Exercise requirements
Retype the whole listing verbatim and keep the pictures out of it.
::::
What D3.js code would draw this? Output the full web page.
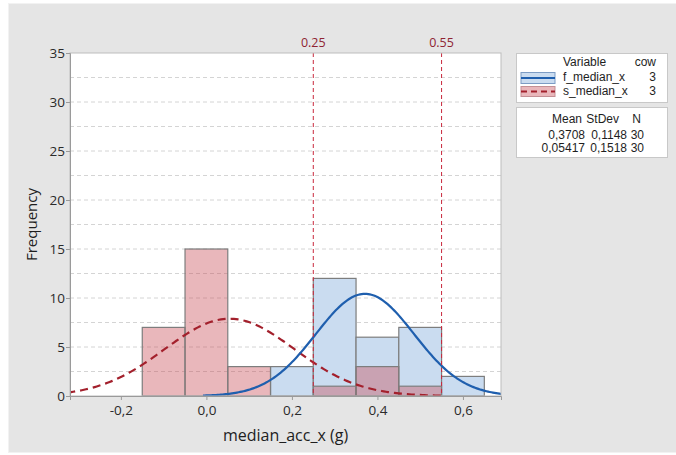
<!DOCTYPE html>
<html><head><meta charset="utf-8">
<script src="https://cdn.jsdelivr.net/npm/d3@7"></script>
<style>
html,body{margin:0;padding:0;background:#fff;}
svg text{font-family:"Open Sans","Noto Sans",sans-serif;}
svg g.lg text{font-family:"Liberation Sans",Arial,sans-serif;}
</style></head>
<body><svg id="c" width="676" height="455"></svg>
<script>
// ---- data ----
const binEdges = [-0.15,-0.05,0.05,0.15,0.25,0.35,0.45,0.55,0.65];
const fCounts = [0,0,0,3,12,6,7,2];      // f_median_x
const sCounts = [7,15,3,0,1,3,1,0];      // s_median_x
const seriesNames = ["f_median_x","s_median_x"];
const cowValues = [3,3];
const means = [0.3708,0.05417];
const meanLabels = ["0,3708","0,05417"];
const stdevs = [0.1148,0.1518];
const stdevLabels = ["0,1148","0,1518"];
const ns = [30,30];
const refLines = [0.25,0.55];
const refLabels = ["0.25","0.55"];
const xTicks = [-0.2,0,0.2,0.4,0.6];
const xTickLabels = ["-0,2","0,0","0,2","0,4","0,6"];
const yTicks = [0,5,10,15,20,25,30,35];
const yGrid = [2.5,5,7.5,10,12.5,15,17.5,20,22.5,25,27.5,30,32.5];

const svg = d3.select("#c");
svg.append("rect").attr("x",0).attr("y",0).attr("width",676).attr("height",455).attr("fill","#ffffff");
svg.append("rect").attr("x",8.5).attr("y",3.5).attr("width",670).attr("height",449)
  .attr("fill","#e5e5e5").attr("stroke","#f2f2f2");

const L=70,R=501,T=53,B=396;
const x = d3.scaleLinear().domain([-0.319,0.689]).range([L,R]);
const y = d3.scaleLinear().domain([0,35]).range([B,T]);

svg.append("rect").attr("x",L).attr("y",T).attr("width",R-L).attr("height",B-T).attr("fill","#fff");

svg.append("g").selectAll("line").data(yGrid).join("line")
  .attr("x1",L).attr("x2",R).attr("y1",d=>y(d)).attr("y2",d=>y(d))
  .attr("stroke","#d4d4d4").attr("stroke-width",1).attr("stroke-dasharray","4,3");

svg.append("clipPath").attr("id","pc").append("rect")
  .attr("x",L).attr("y",T).attr("width",R-L).attr("height",B-T);
const plot = svg.append("g").attr("clip-path","url(#pc)");

function bars(counts, fill, op){
  const data = counts.map((c,i)=>({x0:binEdges[i],x1:binEdges[i+1],c})).filter(d=>d.c>0);
  plot.append("g").selectAll("rect").data(data).join("rect")
    .attr("x",d=>x(d.x0)).attr("width",d=>x(d.x1)-x(d.x0))
    .attr("y",d=>y(d.c)).attr("height",d=>y(0)-y(d.c))
    .attr("fill",fill).attr("fill-opacity",op)
    .attr("stroke","#7d7d7d").attr("stroke-width",1.2);
}
bars(fCounts,"#cadcf0",1);
bars(sCounts,"rgb(200,75,85)",0.4);

const bw = 0.1;
function curve(m,s,n){
  const pts=[];
  const a=m-3.3*s, b=m+3.3*s;
  for(let i=0;i<=200;i++){const v=a+(b-a)*i/200;
    pts.push([v, n*bw*Math.exp(-0.5*((v-m)/s)**2)/(s*Math.sqrt(2*Math.PI))]);}
  return pts;
}
const line = d3.line().x(d=>x(d[0])).y(d=>y(d[1]));
plot.append("path").attr("d",line(curve(means[1],stdevs[1],ns[1])))
  .attr("fill","none").attr("stroke","#a3202c").attr("stroke-width",2.2).attr("stroke-dasharray","8,5");
plot.append("path").attr("d",line(curve(means[0],stdevs[0],ns[0])))
  .attr("fill","none").attr("stroke","#1f5fae").attr("stroke-width",2.2);

svg.append("g").selectAll("line").data(refLines).join("line")
  .attr("x1",d=>x(d)).attr("x2",d=>x(d)).attr("y1",T).attr("y2",B)
  .attr("stroke","#c8283c").attr("stroke-width",1).attr("stroke-dasharray","4,3");
svg.append("g").selectAll("text").data(refLines).join("text")
  .attr("x",d=>x(d)).attr("y",47).attr("text-anchor","middle")
  .attr("font-size",12.5).attr("fill","#8f2433").text((d,i)=>refLabels[i]);

svg.append("rect").attr("x",L).attr("y",T).attr("width",R-L).attr("height",B-T)
  .attr("fill","none").attr("stroke","#bdbdbd");

const xa = svg.append("g").attr("transform",`translate(0,${B})`)
  .call(d3.axisBottom(x).tickValues(xTicks).tickSize(4).tickFormat((d,i)=>xTickLabels[i]));
const ya = svg.append("g").attr("transform",`translate(${L},0)`)
  .call(d3.axisLeft(y).tickValues(yTicks).tickSize(4).tickFormat(d3.format("d")));
[xa,ya].forEach(g=>{
  g.select(".domain").attr("stroke","#9a9a9a");
  g.selectAll(".tick line").attr("stroke","#9a9a9a");
  g.selectAll(".tick text").attr("font-size",13.5).attr("fill","#2a2a2a")
    .style("font-family",'"Open Sans","Noto Sans",sans-serif');
});
xa.selectAll(".tick text").attr("dy","0.9em");
ya.selectAll(".tick text").attr("x",-5);

svg.append("text").attr("x",(L+R)/2).attr("y",441).attr("text-anchor","middle")
  .attr("font-size",16).attr("fill","#1e1e1e").text("median_acc_x (g)");
svg.append("text").attr("transform",`translate(37,${(T+B)/2}) rotate(-90)`)
  .attr("text-anchor","middle").attr("font-size",15).attr("fill","#1e1e1e").text("Frequency");

const lg = svg.append("g").attr("class","lg").attr("font-size",12).attr("fill","#1e1e1e");
lg.append("rect").attr("x",516.5).attr("y",53.5).attr("width",151).attr("height",49)
  .attr("fill","#fff").attr("stroke","#c8c8c8");
lg.append("text").attr("x",563).attr("y",66).text("Variable");
lg.append("text").attr("x",656).attr("y",66).attr("text-anchor","end").text("cow");
const rowY=[80.5,94.5];
seriesNames.forEach((n,i)=>{
  lg.append("text").attr("x",563).attr("y",rowY[i]).text(n);
  lg.append("text").attr("x",656).attr("y",rowY[i]).attr("text-anchor","end").text(cowValues[i]);
});
lg.append("rect").attr("x",521).attr("y",72.5).attr("width",34).attr("height",11)
  .attr("fill","#cadcf0").attr("stroke","#7d9cc4");
lg.append("line").attr("x1",521).attr("x2",555).attr("y1",78).attr("y2",78)
  .attr("stroke","#1f5fae").attr("stroke-width",2);
lg.append("rect").attr("x",521).attr("y",86.5).attr("width",34).attr("height",10)
  .attr("fill","#e9b7bb").attr("stroke","#c49095");
lg.append("line").attr("x1",521).attr("x2",555).attr("y1",91.5).attr("y2",91.5)
  .attr("stroke","#a3202c").attr("stroke-width",2).attr("stroke-dasharray","6,4");

lg.append("rect").attr("x",516.5).attr("y",107.5).attr("width",151).attr("height",50)
  .attr("fill","#fff").attr("stroke","#c8c8c8");
const headX=[582,619,641];
["Mean","StDev","N"].forEach((h,j)=>lg.append("text").attr("x",headX[j]).attr("y",123)
  .attr("text-anchor","end").text(h));
const colX=[585,627,644];
const statY=[138.5,152];
meanLabels.forEach((m,i)=>{
  lg.append("text").attr("x",colX[0]).attr("y",statY[i]).attr("text-anchor","end").text(m);
  lg.append("text").attr("x",colX[1]).attr("y",statY[i]).attr("text-anchor","end").text(stdevLabels[i]);
  lg.append("text").attr("x",colX[2]).attr("y",statY[i]).attr("text-anchor","end").text(ns[i]);
});
</script></body></html>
::::
Response to this task
What D3.js code would draw this? Output the full web page.
<!DOCTYPE html>
<html><head><meta charset="utf-8">
<script src="https://cdn.jsdelivr.net/npm/d3@7"></script>
<style>
html,body{margin:0;padding:0;background:#fff;}
svg text{font-family:"Open Sans","Noto Sans",sans-serif;}
svg g.lg text{font-family:"Liberation Sans",Arial,sans-serif;}
</style></head>
<body><svg id="c" width="676" height="455"></svg>
<script>
// ---- data ----
const binEdges = [-0.15,-0.05,0.05,0.15,0.25,0.35,0.45,0.55,0.65];
const fCounts = [0,0,0,3,12,6,7,2];      // f_median_x
const sCounts = [7,15,3,0,1,3,1,0];      // s_median_x
const seriesNames = ["f_median_x","s_median_x"];
const cowValues = [3,3];
const means = [0.3708,0.05417];
const meanLabels = ["0,3708","0,05417"];
const stdevs = [0.1148,0.1518];
const stdevLabels = ["0,1148","0,1518"];
const ns = [30,30];
const refLines = [0.25,0.55];
const refLabels = ["0.25","0.55"];
const xTicks = [-0.2,0,0.2,0.4,0.6];
const xTickLabels = ["-0,2","0,0","0,2","0,4","0,6"];
const yTicks = [0,5,10,15,20,25,30,35];
const yGrid = [2.5,5,7.5,10,12.5,15,17.5,20,22.5,25,27.5,30,32.5];

const svg = d3.select("#c");
svg.append("rect").attr("x",0).attr("y",0).attr("width",676).attr("height",455).attr("fill","#ffffff");
svg.append("rect").attr("x",8.5).attr("y",3.5).attr("width",670).attr("height",449)
  .attr("fill","#e5e5e5").attr("stroke","#f2f2f2");

const L=70,R=501,T=53,B=396;
const x = d3.scaleLinear().domain([-0.319,0.689]).range([L,R]);
const y = d3.scaleLinear().domain([0,35]).range([B,T]);

svg.append("rect").attr("x",L).attr("y",T).attr("width",R-L).attr("height",B-T).attr("fill","#fff");

svg.append("g").selectAll("line").data(yGrid).join("line")
  .attr("x1",L).attr("x2",R).attr("y1",d=>y(d)).attr("y2",d=>y(d))
  .attr("stroke","#d4d4d4").attr("stroke-width",1).attr("stroke-dasharray","4,3");

svg.append("clipPath").attr("id","pc").append("rect")
  .attr("x",L).attr("y",T).attr("width",R-L).attr("height",B-T);
const plot = svg.append("g").attr("clip-path","url(#pc)");

function bars(counts, fill, op){
  const data = counts.map((c,i)=>({x0:binEdges[i],x1:binEdges[i+1],c})).filter(d=>d.c>0);
  plot.append("g").selectAll("rect").data(data).join("rect")
    .attr("x",d=>x(d.x0)).attr("width",d=>x(d.x1)-x(d.x0))
    .attr("y",d=>y(d.c)).attr("height",d=>y(0)-y(d.c))
    .attr("fill",fill).attr("fill-opacity",op)
    .attr("stroke","#7d7d7d").attr("stroke-width",1.2);
}
bars(fCounts,"#cadcf0",1);
bars(sCounts,"rgb(200,75,85)",0.4);

const bw = 0.1;
function curve(m,s,n){
  const pts=[];
  const a=m-3.3*s, b=m+3.3*s;
  for(let i=0;i<=200;i++){const v=a+(b-a)*i/200;
    pts.push([v, n*bw*Math.exp(-0.5*((v-m)/s)**2)/(s*Math.sqrt(2*Math.PI))]);}
  return pts;
}
const line = d3.line().x(d=>x(d[0])).y(d=>y(d[1]));
plot.append("path").attr("d",line(curve(means[1],stdevs[1],ns[1])))
  .attr("fill","none").attr("stroke","#a3202c").attr("stroke-width",2.2).attr("stroke-dasharray","8,5");
plot.append("path").attr("d",line(curve(means[0],stdevs[0],ns[0])))
  .attr("fill","none").attr("stroke","#1f5fae").attr("stroke-width",2.2);

svg.append("g").selectAll("line").data(refLines).join("line")
  .attr("x1",d=>x(d)).attr("x2",d=>x(d)).attr("y1",T).attr("y2",B)
  .attr("stroke","#c8283c").attr("stroke-width",1).attr("stroke-dasharray","4,3");
svg.append("g").selectAll("text").data(refLines).join("text")
  .attr("x",d=>x(d)).attr("y",47).attr("text-anchor","middle")
  .attr("font-size",12.5).attr("fill","#8f2433").text((d,i)=>refLabels[i]);

svg.append("rect").attr("x",L).attr("y",T).attr("width",R-L).attr("height",B-T)
  .attr("fill","none").attr("stroke","#bdbdbd");

const xa = svg.append("g").attr("transform",`translate(0,${B})`)
  .call(d3.axisBottom(x).tickValues(xTicks).tickSize(4).tickFormat((d,i)=>xTickLabels[i]));
const ya = svg.append("g").attr("transform",`translate(${L},0)`)
  .call(d3.axisLeft(y).tickValues(yTicks).tickSize(4).tickFormat(d3.format("d")));
[xa,ya].forEach(g=>{
  g.select(".domain").attr("stroke","#9a9a9a");
  g.selectAll(".tick line").attr("stroke","#9a9a9a");
  g.selectAll(".tick text").attr("font-size",13.5).attr("fill","#2a2a2a")
    .style("font-family",'"Open Sans","Noto Sans",sans-serif');
});
xa.selectAll(".tick text").attr("dy","0.9em");
ya.selectAll(".tick text").attr("x",-5);

svg.append("text").attr("x",(L+R)/2).attr("y",441).attr("text-anchor","middle")
  .attr("font-size",16).attr("fill","#1e1e1e").text("median_acc_x (g)");
svg.append("text").attr("transform",`translate(37,${(T+B)/2}) rotate(-90)`)
  .attr("text-anchor","middle").attr("font-size",15).attr("fill","#1e1e1e").text("Frequency");

const lg = svg.append("g").attr("class","lg").attr("font-size",12).attr("fill","#1e1e1e");
lg.append("rect").attr("x",516.5).attr("y",53.5).attr("width",151).attr("height",49)
  .attr("fill","#fff").attr("stroke","#c8c8c8");
lg.append("text").attr("x",563).attr("y",66).text("Variable");
lg.append("text").attr("x",656).attr("y",66).attr("text-anchor","end").text("cow");
const rowY=[80.5,94.5];
seriesNames.forEach((n,i)=>{
  lg.append("text").attr("x",563).attr("y",rowY[i]).text(n);
  lg.append("text").attr("x",656).attr("y",rowY[i]).attr("text-anchor","end").text(cowValues[i]);
});
lg.append("rect").attr("x",521).attr("y",72.5).attr("width",34).attr("height",11)
  .attr("fill","#cadcf0").attr("stroke","#7d9cc4");
lg.append("line").attr("x1",521).attr("x2",555).attr("y1",78).attr("y2",78)
  .attr("stroke","#1f5fae").attr("stroke-width",2);
lg.append("rect").attr("x",521).attr("y",86.5).attr("width",34).attr("height",10)
  .attr("fill","#e9b7bb").attr("stroke","#c49095");
lg.append("line").attr("x1",521).attr("x2",555).attr("y1",91.5).attr("y2",91.5)
  .attr("stroke","#a3202c").attr("stroke-width",2).attr("stroke-dasharray","6,4");

lg.append("rect").attr("x",516.5).attr("y",107.5).attr("width",151).attr("height",50)
  .attr("fill","#fff").attr("stroke","#c8c8c8");
const headX=[582,619,641];
["Mean","StDev","N"].forEach((h,j)=>lg.append("text").attr("x",headX[j]).attr("y",123)
  .attr("text-anchor","end").text(h));
const colX=[585,627,644];
const statY=[138.5,152];
meanLabels.forEach((m,i)=>{
  lg.append("text").attr("x",colX[0]).attr("y",statY[i]).attr("text-anchor","end").text(m);
  lg.append("text").attr("x",colX[1]).attr("y",statY[i]).attr("text-anchor","end").text(stdevLabels[i]);
  lg.append("text").attr("x",colX[2]).attr("y",statY[i]).attr("text-anchor","end").text(ns[i]);
});
</script></body></html>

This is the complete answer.